Eutrophication of lakes (reservoirs) is still a prominent problem—an excess of nutrients, for example from fertilizer runoff, causes algal bloom and subsequent problems such as hypoxia or lack of oxygen. Eutrophication was found in 11 of the 26 water bodies tested.

This year, the lower portion of the Yangtze River was hit with the worst drought in 50 years, causing problems for fisheries in the Jiangsu, Anhui, Jiangxi, Hubei, and Hunan Provinces, and leaving many people without drinking water.

Li admitted that the Hubei, Hunan, and Jiangxi Provinces are currently experiencing severe drought, where water levels are at their lowest position in several large lakes, including Poyang Lake, Dongting Lake, and Hong Lake. This is a problem that has occurred very rarely in recent decades.

2010's biggest release of water from the sluice for flood prevention at the Three Gorges Dam in Yichang - the world's largest hydroelectric project - on July 20, after relentless torrential rains hit Yangtze River areas. (AFP/AFP/Getty Images)

Since the completion of the Three Gorges Dam in 2006, the middle and lower portions of the Yangtze River have suffered drought every year with lake water levels decreasing continuously. When asked if the Three Gorges Dam has contributed to the severity of this year’s drought, Li did not respond. Li said that in terms of ecological and environmental protection, the impact of the drought is very large. The monitoring data show that water quality has also diminished significantly due to substantial reduction in lake water levels.
Gao Jianguo, a scientist at the Institute of Geology of the China Earthquake Administration, said that the Yangtze River is actually draining water from some of the lakes.
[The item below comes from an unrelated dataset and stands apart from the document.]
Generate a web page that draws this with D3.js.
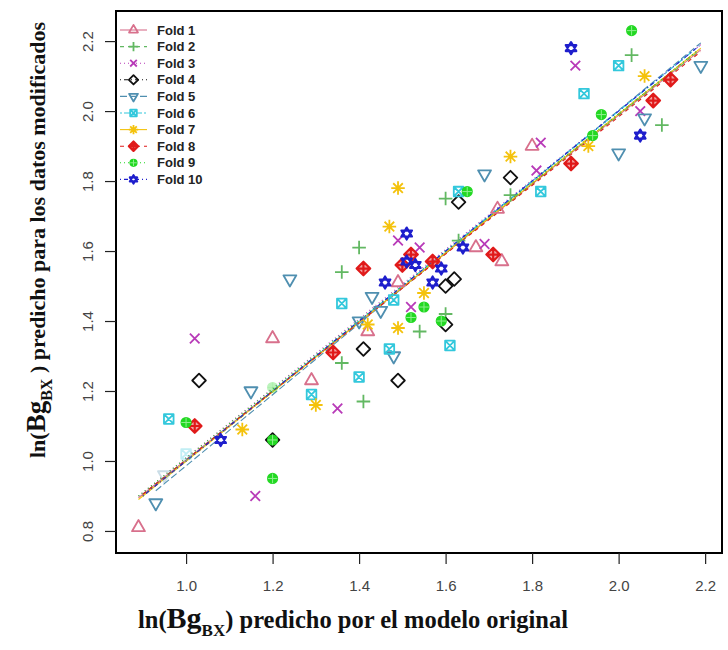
<!DOCTYPE html>
<html>
<head>
<meta charset="utf-8">
<script src="https://cdn.jsdelivr.net/npm/d3@7"></script>
<style>
  body { margin: 0; background: #fff; }
  svg { display: block; }
  .tick text { font-family: "Liberation Sans", Arial, sans-serif; font-size: 15px; fill: #444; }
  .axis-title { font-family: "Liberation Serif", "Times New Roman", serif; font-weight: bold; fill: #111; }
  .legend text { font-family: "Liberation Sans", Arial, sans-serif; font-weight: bold; font-size: 13px; fill: #222; }
</style>
</head>
<body>
<svg id="chart"></svg>
<script>
// tick labels
const xTicks = [1.0, 1.2, 1.4, 1.6, 1.8, 2.0, 2.2];
const yTicks = [0.8, 1.0, 1.2, 1.4, 1.6, 1.8, 2.0, 2.2];

const folds = ['Fold 1', 'Fold 2', 'Fold 3', 'Fold 4', 'Fold 5', 'Fold 6', 'Fold 7', 'Fold 8', 'Fold 9', 'Fold 10'];

// points per fold: [original model, modified data]
const fold1 = [[0.89, 0.81], [1.29, 1.23], [1.20, 1.35], [1.42, 1.37], [1.49, 1.51], [1.67, 1.61], [1.73, 1.57], [1.72, 1.72], [1.80, 1.90]];
const fold2 = [[1.36, 1.28], [1.41, 1.17], [1.40, 1.61], [1.36, 1.54], [1.54, 1.37], [1.60, 1.42], [1.60, 1.75], [1.75, 1.76], [2.03, 2.16], [2.10, 1.96], [1.63, 1.63]];
const fold3 = [[1.02, 1.35], [1.16, 0.90], [1.35, 1.15], [1.52, 1.44], [1.49, 1.63], [1.54, 1.61], [1.69, 1.62], [1.81, 1.83], [1.82, 1.91], [1.90, 2.13], [2.05, 2.00]];
const fold4 = [[1.03, 1.23], [1.20, 1.06], [1.41, 1.32], [1.49, 1.23], [1.60, 1.39], [1.62, 1.52], [1.60, 1.50], [1.75, 1.81], [1.63, 1.74]];
const fold5 = [[0.93, 0.88], [1.15, 1.20], [1.24, 1.52], [1.43, 1.47], [1.45, 1.43], [1.40, 1.40], [1.48, 1.30], [1.69, 1.82], [2.00, 1.88], [2.19, 2.13], [2.06, 1.98]];
const fold6 = [[0.96, 1.12], [1.29, 1.19], [1.40, 1.24], [1.36, 1.45], [1.47, 1.32], [1.48, 1.46], [1.61, 1.33], [1.63, 1.77], [1.82, 1.77], [1.92, 2.05], [2.00, 2.13]];
const fold7 = [[1.13, 1.09], [1.30, 1.16], [1.42, 1.39], [1.49, 1.38], [1.55, 1.48], [1.47, 1.67], [1.49, 1.78], [1.75, 1.87], [1.93, 1.90], [2.06, 2.10]];
const fold8 = [[1.02, 1.10], [1.34, 1.31], [1.41, 1.55], [1.52, 1.59], [1.50, 1.56], [1.57, 1.57], [1.71, 1.59], [1.89, 1.85], [2.08, 2.03], [2.12, 2.09]];
const fold9 = [[1.00, 1.11], [1.20, 1.06], [1.20, 0.95], [1.55, 1.44], [1.52, 1.41], [1.59, 1.40], [1.65, 1.77], [1.96, 1.99], [1.94, 1.93], [2.03, 2.23]];
const fold10 = [[1.08, 1.06], [1.51, 1.65], [1.51, 1.57], [1.53, 1.56], [1.59, 1.55], [1.57, 1.51], [1.46, 1.51], [1.64, 1.61], [1.89, 2.18], [2.05, 1.93]];

// faint points sitting under the fit lines: fold index, x, y
const faintPoints = [[5, 1.00, 1.02], [4, 0.95, 0.96], [8, 1.20, 1.21]];

// fitted line per fold: x0, y0, x1, y1
const fitLines = [
  [0.89, 0.895, 2.19, 2.175],
  [0.90, 0.905, 2.18, 2.165],
  [0.89, 0.900, 2.19, 2.190],
  [0.90, 0.900, 2.18, 2.170],
  [0.93, 0.915, 2.19, 2.195],
  [0.90, 0.900, 2.18, 2.180],
  [0.89, 0.890, 2.19, 2.180],
  [0.90, 0.905, 2.19, 2.170],
  [0.89, 0.900, 2.18, 2.170],
  [0.90, 0.900, 2.19, 2.190]
];

const foldData = [fold1, fold2, fold3, fold4, fold5, fold6, fold7, fold8, fold9, fold10];

const colors = ['#d8708c', '#62b862', '#b83ab8', '#111111', '#4f8fb0', '#33c8dc', '#f4c20c', '#e01a1a', '#22d822', '#1e1ecc'];
const pchs = [2, 3, 4, 5, 6, 7, 8, 9, 10, 11];
const dashes = [null, '4,4', '1,3', '1,3,4,3', '7,3', '2,2,6,2', null, '4,4', '1,3', '1,3,4,3'];

const W = 728, H = 650;
const BOX = { left: 116, right: 722, top: 11, bottom: 553 };

const svg = d3.select('#chart').attr('width', W).attr('height', H);

const x = d3.scaleLinear().domain([0.838, 2.239]).range([BOX.left, BOX.right]);
const y = d3.scaleLinear().domain([0.737, 2.286]).range([BOX.bottom, BOX.top]);

// R-like plotting symbols, s = base radius
function symbolPath(pch, s) {
  const q = Math.SQRT2 * s;
  const tr = 1.555 * s, th = 1.347 * s, tb = 0.778 * s;
  switch (pch) {
    case 2: return `M0,${-tr}L${th},${tb}L${-th},${tb}Z`;
    case 3: return `M${-q},0H${q}M0,${-q}V${q}`;
    case 4: return `M${-s},${-s}L${s},${s}M${-s},${s}L${s},${-s}`;
    case 5: return `M0,${-q}L${q},0L0,${q}L${-q},0Z`;
    case 6: return `M0,${tr}L${th},${-tb}L${-th},${-tb}Z`;
    case 7: return `M${-s},${-s}H${s}V${s}H${-s}ZM${-s},${-s}L${s},${s}M${-s},${s}L${s},${-s}`;
    case 8: return `M${-q},0H${q}M0,${-q}V${q}M${-s},${-s}L${s},${s}M${-s},${s}L${s},${-s}`;
    case 9: return `M0,${-q}L${q},0L0,${q}L${-q},0ZM${-q},0H${q}M0,${-q}V${q}`;
    case 10: return `M${-s},0H${s}M0,${-s}V${s}`;
    case 11: {
      const a = 1.25 * s, b = 1.1 * s, c = 0.62 * s;
      return `M0,${-a}L${b},${c}L${-b},${c}ZM0,${a}L${b},${-c}L${-b},${-c}Z`;
    }
  }
}

function drawSymbol(g, i, s, opacity) {
  const pch = pchs[i];
  const op = opacity == null ? 1 : opacity;
  if (pch === 10) {
    g.append('circle').attr('r', s).attr('fill', colors[i])
      .attr('stroke', colors[i]).attr('stroke-width', 1.6).attr('opacity', op);
  }
  g.append('path')
    .attr('d', symbolPath(pch, s))
    .attr('fill', pch === 9 ? 'rgba(224,26,26,0.4)' : 'none')
    .attr('stroke', pch === 10 ? '#8cf08c' : colors[i])
    .attr('stroke-width', pch === 10 ? 1 : (pch === 9 || pch === 11 ? 2.2 : 1.8))
    .attr('stroke-linejoin', 'round')
    .attr('opacity', op);
}

// fit lines
svg.append('g')
  .selectAll('line')
  .data(fitLines)
  .join('line')
  .attr('x1', d => x(d[0]))
  .attr('y1', d => y(d[1]))
  .attr('x2', d => x(d[2]))
  .attr('y2', d => y(d[3]))
  .attr('stroke', (d, i) => colors[i])
  .attr('stroke-width', 1.1)
  .attr('stroke-dasharray', (d, i) => dashes[i]);

// faint points
faintPoints.forEach(p => {
  const g = svg.append('g').attr('transform', `translate(${x(p[1])},${y(p[2])})`);
  drawSymbol(g, p[0], 4.8, 0.3);
});

// points
foldData.forEach((pts, i) => {
  svg.append('g')
    .selectAll('g')
    .data(pts)
    .join('g')
    .attr('transform', d => `translate(${x(d[0])},${y(d[1])})`)
    .each(function () { drawSymbol(d3.select(this), i, 4.8); });
});

// box
svg.append('rect')
  .attr('x', BOX.left).attr('y', BOX.top)
  .attr('width', BOX.right - BOX.left).attr('height', BOX.bottom - BOX.top)
  .attr('fill', 'none').attr('stroke', '#000').attr('stroke-width', 2);

// axes
const xAxis = svg.append('g')
  .attr('transform', `translate(0,${BOX.bottom})`)
  .call(d3.axisBottom(x).tickValues(xTicks).tickSize(11).tickPadding(16).tickFormat(d3.format('.1f')));
xAxis.select('.domain').remove();
xAxis.selectAll('.tick line').attr('stroke', '#222').attr('stroke-width', 1.2);

const yAxis = svg.append('g')
  .attr('transform', `translate(${BOX.left},0)`)
  .call(d3.axisLeft(y).tickValues(yTicks).tickSize(11).tickFormat(d3.format('.1f')));
yAxis.select('.domain').remove();
yAxis.selectAll('.tick line').attr('stroke', '#222').attr('stroke-width', 1.2);
yAxis.selectAll('.tick text')
  .attr('x', null).attr('dy', null)
  .attr('text-anchor', 'middle')
  .attr('transform', 'translate(-23,0) rotate(-90)');

// axis titles
const xt = svg.append('text').attr('class', 'axis-title')
  .attr('x', 138).attr('y', 628).attr('font-size', 24.5);
xt.append('tspan').text('ln(');
xt.append('tspan').attr('font-size', 30).text('Bg');
xt.append('tspan').attr('font-size', 17).attr('dy', 8).text('BX');
xt.append('tspan').attr('dy', -8).text(') predicho por el modelo original');

const yt = svg.append('text').attr('class', 'axis-title')
  .attr('transform', 'translate(45,458) rotate(-90)').attr('font-size', 22);
yt.append('tspan').text('ln(');
yt.append('tspan').attr('font-size', 27).text('Bg');
yt.append('tspan').attr('font-size', 16).attr('dy', 7).text('BX');
yt.append('tspan').attr('dy', -7).text(' ) predicho para los datos modificados');

// legend
const legend = svg.append('g').attr('class', 'legend');
folds.forEach((name, i) => {
  const ly = 30 + i * 16.6;
  const row = legend.append('g').attr('transform', `translate(0,${ly})`);
  row.append('line')
    .attr('x1', 120).attr('x2', 147)
    .attr('stroke', colors[i]).attr('stroke-width', 1.1)
    .attr('stroke-dasharray', dashes[i]);
  const sg = row.append('g').attr('transform', 'translate(133.5,0)');
  drawSymbol(sg, i, 3.3);
  row.append('text').attr('x', 157).attr('y', 0).attr('dy', '0.35em').text(name);
});
</script>
</body>
</html>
“The operation of the Three Gorges project broke the existing water flow patterns," Gao said."Using Poyang Lake as example, the Three Gorges reservoir stores up water every October, but this is also when the lake in Jiangxi Province dries up," he continued. "The Poyang Lake really needs water at this time, but the result is, not only was water not added, but the low water level in the Yangtze River pulls water from the lake and dries it up.” Renowned German hydraulics expert Wang Weiluo said that the major drought in the lower portion of Chang Jiang started in March this year. The main cause was lack of rain, but the Three Gorges Dam accelerated the drought.Hydraulics experts in Hunan, Jiangxi, and other provinces have pointed out problems with the balance of water levels between Poyong Lake and Dongting Lake. Due to the Three Gorge Dam, the balance was disrupted, and has now entered a state of disharmony. Nature itself has built-in mutual recovery mechanisms, but they have been destroyed by the Three Gorges Project.
China's state-controlled media said the regime is releasing water in the Three Gorges reservoir to alleviate the drought, but Wang believes that in reality it does not really want to fight the problem, and is simply concerned there might be a flood later. According to the operations plans for the Three Gorges Dam, the reservoir water level must be decreased to 145 meters above sea level in early June to prevent flooding that could happen later this month.
The quality of coastal waters in China also drew concerns. Li said the average pollution level is low among the four major coastal areas (the Yellow Sea, South China Sea, Bohai Sea and East China Sea), but 23.2 percent of the coast has areas with a relatively bad grade of 4. “The Yellow Sea and South China Sea coastal water quality is good, the Bohai Sea coastal water quality was poor, and the East China Sea water quality is very poor,” Li said. However, he did not provide an explanation as to why the water quality in the East China Sea coast is so poor.

When asked about the many occurrences of heavy metal pollution, Li claimed that nine of the 14 incidents in 2010 were due to lead, and the seven incidents in the first five months of 2011 were all lead-related.